Transfer learning is a type of deep learning technique that uses a pre-trained machine learning model for a purpose that’s different from yet related to its original function. The basic idea is that the knowledge developed from its original task can be reapplied to help the AI system more effectively learn how to accomplish the new task. Because transfer learning requires considerable processing power, it’s most commonly applied in language processing and computer vision.
How Does Transfer Learning Work?
Transfer learning typically begins with a system trained on a large dataset and a ‘source task’ which essentially forms the core of the machine learning model.

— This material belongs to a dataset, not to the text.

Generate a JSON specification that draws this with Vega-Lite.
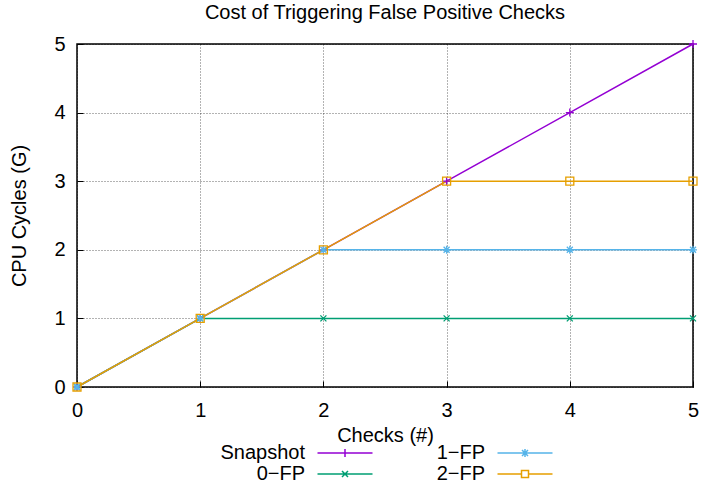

Once this pre-training is complete, programmers then identify which parts of the model pertain to the new task and which parts need to be retrained. For example, if a machine learning model were trained to identify a motorcycle, the components of that model that pertain to image recognition could be used to train the model to identify shoes. Instead of having to retrain an entire system from scratch, programmers can simply build upon the foundation of the original system.
Benefits of Transfer Learning
The most significant benefit of transfer learning is that it saves considerable time and resources compared to training a model from scratch. It’s also valuable for scenarios with limited data or when there are only unlabelled datasets available.
Other benefits of transfer learning include:
- Reducing the amount of training data required. Instead of needing a large set of labeled data for every new model, programmers can use smaller data sets to the same effect.
- The ability to train models in simulated rather than real-world environments.
- Potentially improved performance compared to traditional machine learning.
- The ability to more efficiently train and deploy multiple models simultaneously.
Transfer learning also solves another long-standing problem with machine learning, known as overfitting.
Transfer Learning and Overfitting
Machine learning models are often only accurate within environments related to their original training data. Any changes to their operating environment directly and adversely affects their accuracy. A significant enough change may require full retraining.
Although machine learning has become significantly more advanced over the years, this remains a persistent problem, tangentially related to another issue with machine learning known as overfitting.
Essentially, overfitting occurs when a machine learning model cannot generalize, and instead skews to its training data. This can happen for several reasons:
- The training data set is too small to accurately train the model.
- There’s too much irrelevant data within the data set.
- The model has trained for too long on a single sample data set.
- The model makes inaccurate associations due to its complexity and the noise within its training data.
For instance, a machine learning model trained to recognize oranges but only trained with photos that show the fruit in a bowl might assume the bowl is a characteristic of an orange, and struggle to identify an orange growing on a tree in the wild.
Provided the pre-trained model was provided with an adequately-sized, high-quality data set, transfer learning doesn’t suffer from any of the above issues. This does not, however, mean that it is flawless. There are certain circumstances in which transfer learning can fail, including:
- When there’s a domain mismatch between datasets. This results in a model that’s stuck in a local minimum and unable to provide accurate predictions.
- If programmers relied too heavily on augmentation during training. This can result in a pre-trained model whose performance is worse than a model that was trained entirely from scratch.
- If the dataset provided to the pre-trained model is too small to support accurate predictions.